Race 2 saw the drivers head to a wet Tokyo Expressway in the Porsche 911 RSR, but the enormous change in car and conditions had no effect on pole position. Once again Miyazono was on pole, with Serrano just behind him and race one winner Gallo only down in fifth.
Tokyo Expressway is not particularly famous for its clean racing, especially with added spray, and so it proved. While the front three — Patrik Blazsan joining Miyazono and Serrano — got away cleanly, there was a sprinkling of chaos further back.
A collision at the back of the circuit between Kokubun and Gallo saw some Macau-like track blockage, as seven other cars streamed to the scene of the accident. Although Kokubun broadly got away unscathed, Gallo was shuffled down the field.
Serrano and Miyazono were making hay at the front though.
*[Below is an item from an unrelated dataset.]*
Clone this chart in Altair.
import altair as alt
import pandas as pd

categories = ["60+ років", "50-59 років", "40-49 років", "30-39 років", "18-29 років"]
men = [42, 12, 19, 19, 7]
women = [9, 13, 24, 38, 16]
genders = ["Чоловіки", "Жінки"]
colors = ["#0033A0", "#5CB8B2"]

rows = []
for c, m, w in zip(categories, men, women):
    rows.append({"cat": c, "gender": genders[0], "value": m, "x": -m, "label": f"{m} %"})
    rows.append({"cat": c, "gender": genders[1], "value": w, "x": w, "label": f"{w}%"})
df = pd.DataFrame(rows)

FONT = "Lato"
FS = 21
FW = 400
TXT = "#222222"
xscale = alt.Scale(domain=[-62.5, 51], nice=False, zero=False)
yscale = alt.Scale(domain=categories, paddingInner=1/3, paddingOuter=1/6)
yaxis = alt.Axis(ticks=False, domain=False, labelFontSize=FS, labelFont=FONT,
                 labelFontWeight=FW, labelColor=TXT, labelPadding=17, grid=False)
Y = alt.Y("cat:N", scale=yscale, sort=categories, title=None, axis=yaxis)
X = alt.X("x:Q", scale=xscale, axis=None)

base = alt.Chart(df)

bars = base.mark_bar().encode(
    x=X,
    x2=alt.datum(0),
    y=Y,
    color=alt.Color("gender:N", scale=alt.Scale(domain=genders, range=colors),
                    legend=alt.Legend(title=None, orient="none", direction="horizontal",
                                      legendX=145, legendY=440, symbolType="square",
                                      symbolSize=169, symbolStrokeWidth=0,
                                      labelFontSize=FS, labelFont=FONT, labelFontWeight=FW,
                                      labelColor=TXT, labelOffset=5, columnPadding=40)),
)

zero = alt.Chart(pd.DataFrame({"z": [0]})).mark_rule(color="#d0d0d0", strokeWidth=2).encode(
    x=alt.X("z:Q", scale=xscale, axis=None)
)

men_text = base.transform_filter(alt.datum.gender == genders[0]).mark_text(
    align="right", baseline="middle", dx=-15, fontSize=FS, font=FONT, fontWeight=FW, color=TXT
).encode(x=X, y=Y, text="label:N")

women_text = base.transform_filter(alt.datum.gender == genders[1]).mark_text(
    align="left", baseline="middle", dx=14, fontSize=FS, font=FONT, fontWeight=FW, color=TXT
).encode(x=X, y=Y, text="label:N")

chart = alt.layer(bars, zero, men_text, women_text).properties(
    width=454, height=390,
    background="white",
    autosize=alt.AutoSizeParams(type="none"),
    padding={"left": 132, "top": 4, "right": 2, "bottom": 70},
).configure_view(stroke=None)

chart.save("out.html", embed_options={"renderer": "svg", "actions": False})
With what seemed to be some tactical slipstreaming, the duo were pulling away from Blazsan at a fairly steady rate, and it was clear that the race would be decided between the two.
The ultimately proved to be the case, with Serrano going too deep into the final turn and an intelligent line from Miyazono out of it forcing Serrano to come out of the slipstream too early and lose momentum. Miyazono won by just 0.022s — the closest finish we’ve seen in Nations Cup — from Serrano, with Blazsan a solid but distant third, from Kokubun and Andrew Brooks.
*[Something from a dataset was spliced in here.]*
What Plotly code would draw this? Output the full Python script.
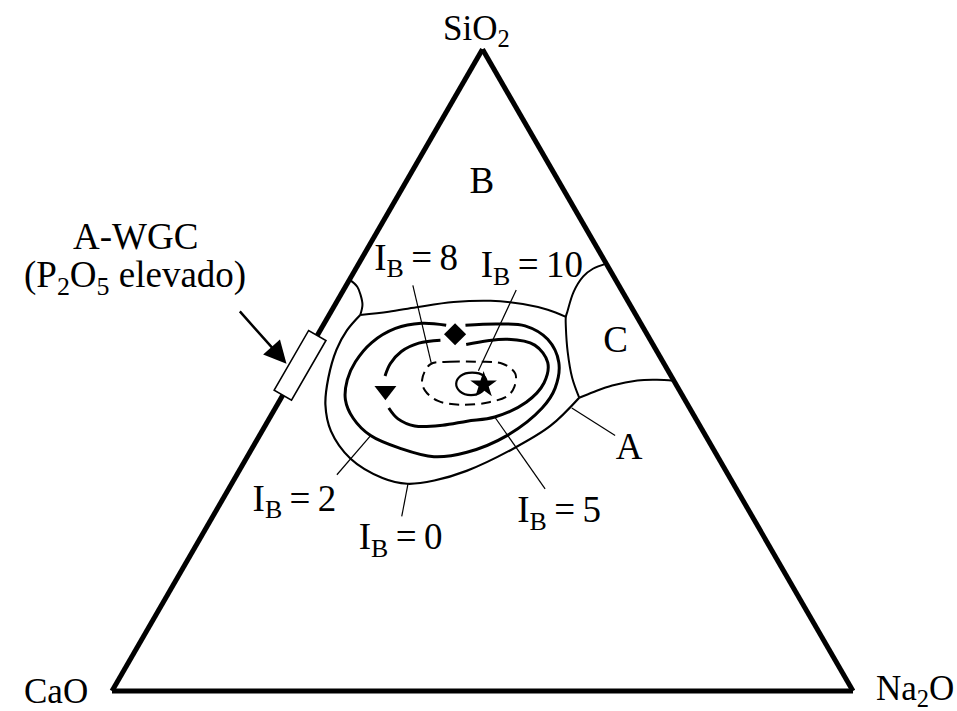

All of this relative inconsistency left Miyazono and Serrano tied on 25 points at the top, with a seven-point lead to Brooks, Coque Lopez, and Gallo all on 18 points. That meant all to play for in the final race, with a win for any of the joint-third drivers enough if Miyazono or Serrano didn’t finish second.
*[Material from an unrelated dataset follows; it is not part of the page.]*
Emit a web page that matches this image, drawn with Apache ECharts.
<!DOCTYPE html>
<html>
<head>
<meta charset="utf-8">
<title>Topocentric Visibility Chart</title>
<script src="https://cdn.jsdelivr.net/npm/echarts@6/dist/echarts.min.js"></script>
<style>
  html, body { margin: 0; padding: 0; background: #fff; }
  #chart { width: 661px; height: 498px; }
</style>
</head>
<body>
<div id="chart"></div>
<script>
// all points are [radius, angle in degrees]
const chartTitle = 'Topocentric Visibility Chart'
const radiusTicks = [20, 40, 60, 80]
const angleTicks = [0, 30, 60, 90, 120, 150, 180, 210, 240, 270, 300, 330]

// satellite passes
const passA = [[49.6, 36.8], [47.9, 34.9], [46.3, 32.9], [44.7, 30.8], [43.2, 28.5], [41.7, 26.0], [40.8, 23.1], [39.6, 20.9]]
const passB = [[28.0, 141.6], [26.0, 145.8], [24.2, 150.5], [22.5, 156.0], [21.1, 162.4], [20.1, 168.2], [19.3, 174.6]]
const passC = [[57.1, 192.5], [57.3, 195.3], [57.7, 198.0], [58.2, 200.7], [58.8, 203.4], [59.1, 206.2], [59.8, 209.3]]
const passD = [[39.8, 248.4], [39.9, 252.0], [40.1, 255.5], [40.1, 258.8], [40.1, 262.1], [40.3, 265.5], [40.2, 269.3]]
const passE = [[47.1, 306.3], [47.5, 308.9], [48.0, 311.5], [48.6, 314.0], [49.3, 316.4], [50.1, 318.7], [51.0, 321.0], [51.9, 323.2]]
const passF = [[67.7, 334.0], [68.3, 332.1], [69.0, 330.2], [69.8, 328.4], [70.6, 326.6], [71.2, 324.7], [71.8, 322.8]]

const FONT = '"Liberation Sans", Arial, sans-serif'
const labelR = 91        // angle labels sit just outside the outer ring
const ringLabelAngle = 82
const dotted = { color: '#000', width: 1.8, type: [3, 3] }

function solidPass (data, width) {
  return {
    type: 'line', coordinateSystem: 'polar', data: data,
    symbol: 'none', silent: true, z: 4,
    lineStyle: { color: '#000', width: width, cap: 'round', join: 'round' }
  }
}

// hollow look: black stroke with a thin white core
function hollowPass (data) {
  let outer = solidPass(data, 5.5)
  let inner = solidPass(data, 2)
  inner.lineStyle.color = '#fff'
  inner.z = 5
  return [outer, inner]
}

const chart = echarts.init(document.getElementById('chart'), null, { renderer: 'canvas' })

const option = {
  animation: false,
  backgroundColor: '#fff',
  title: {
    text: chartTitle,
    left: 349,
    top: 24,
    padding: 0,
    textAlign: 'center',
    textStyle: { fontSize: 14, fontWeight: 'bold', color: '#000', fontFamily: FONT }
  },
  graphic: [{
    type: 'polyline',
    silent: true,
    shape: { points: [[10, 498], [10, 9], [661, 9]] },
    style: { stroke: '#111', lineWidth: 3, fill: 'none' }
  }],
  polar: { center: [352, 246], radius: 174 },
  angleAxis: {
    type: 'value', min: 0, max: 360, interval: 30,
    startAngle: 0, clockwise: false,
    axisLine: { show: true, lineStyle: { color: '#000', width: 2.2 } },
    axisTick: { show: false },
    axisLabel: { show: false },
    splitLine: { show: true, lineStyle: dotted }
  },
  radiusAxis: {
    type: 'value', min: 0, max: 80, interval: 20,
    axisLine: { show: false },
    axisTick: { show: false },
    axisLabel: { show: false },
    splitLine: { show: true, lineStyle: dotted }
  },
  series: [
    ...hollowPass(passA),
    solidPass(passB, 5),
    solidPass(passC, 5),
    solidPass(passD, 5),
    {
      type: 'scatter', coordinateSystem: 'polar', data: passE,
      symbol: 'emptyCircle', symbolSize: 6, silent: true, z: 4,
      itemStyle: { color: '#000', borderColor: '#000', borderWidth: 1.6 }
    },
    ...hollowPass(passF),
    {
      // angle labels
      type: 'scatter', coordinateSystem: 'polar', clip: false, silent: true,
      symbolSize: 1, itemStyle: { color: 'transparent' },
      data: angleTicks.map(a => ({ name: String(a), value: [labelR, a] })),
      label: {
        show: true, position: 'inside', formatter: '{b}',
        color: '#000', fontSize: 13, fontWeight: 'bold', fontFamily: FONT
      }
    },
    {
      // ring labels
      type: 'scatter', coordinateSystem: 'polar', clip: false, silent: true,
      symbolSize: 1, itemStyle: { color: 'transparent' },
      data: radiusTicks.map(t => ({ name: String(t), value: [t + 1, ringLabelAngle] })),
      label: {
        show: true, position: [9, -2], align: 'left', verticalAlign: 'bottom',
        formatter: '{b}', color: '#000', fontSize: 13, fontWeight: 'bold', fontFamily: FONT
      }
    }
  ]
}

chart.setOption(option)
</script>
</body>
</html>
Qualifying made it advantage Gallo. The Italian stuck it on pole position, which Miyazono and Serrano could only place 7th and 8th, but with the long race and both fuel and tire strategy required, anything could happen.
In fact Gallo and Adriano Carrazza were the only cars to start on the soft tires and pulled away from the chasing pack, consisting of Mangano, Miyazono, Kokubun, and Latkovski, while the early hard runners swapped tires after just one or two laps.
Latkovski hit the front as almost all of the other front runners jumped into the pits, but when the remainder headed in for fresh rubber it was Gallo and Miyazono out at the front, with Miyazono closing in on soft tires.
At this point, even the win wouldn’t be enough for Gallo, with Miyazono running in second, so the Italian was relying on the chasing pack towards the end of the race to make their tire advantage count. With the front two running hards for the last three laps, the rest of the field could in theory carve chunks out of them in the permanent section of the course.
However, the theoretical tire advantage didn’t materialize. Kokubun, Latkovski, Mangano, and Yamanaka were too busy trading places themselves and not making enough ground on the lead two. In fact such was the pace advantage of the softs that Lucas Bonelli was able to carve out over two seconds in half a lap to join in the squabble, but the in-fighting prevented any progress towards the front two.
In the end Gallo did manage to skip past Miyazono, but second place was enough for the popular Japanese driver to secure the title, and an undefeated 2020. Gallo’s win kept him second overall, while Ryota Kokubun rounded out the event podium with a fifth-place finish behind Latkovski and Yamanaka.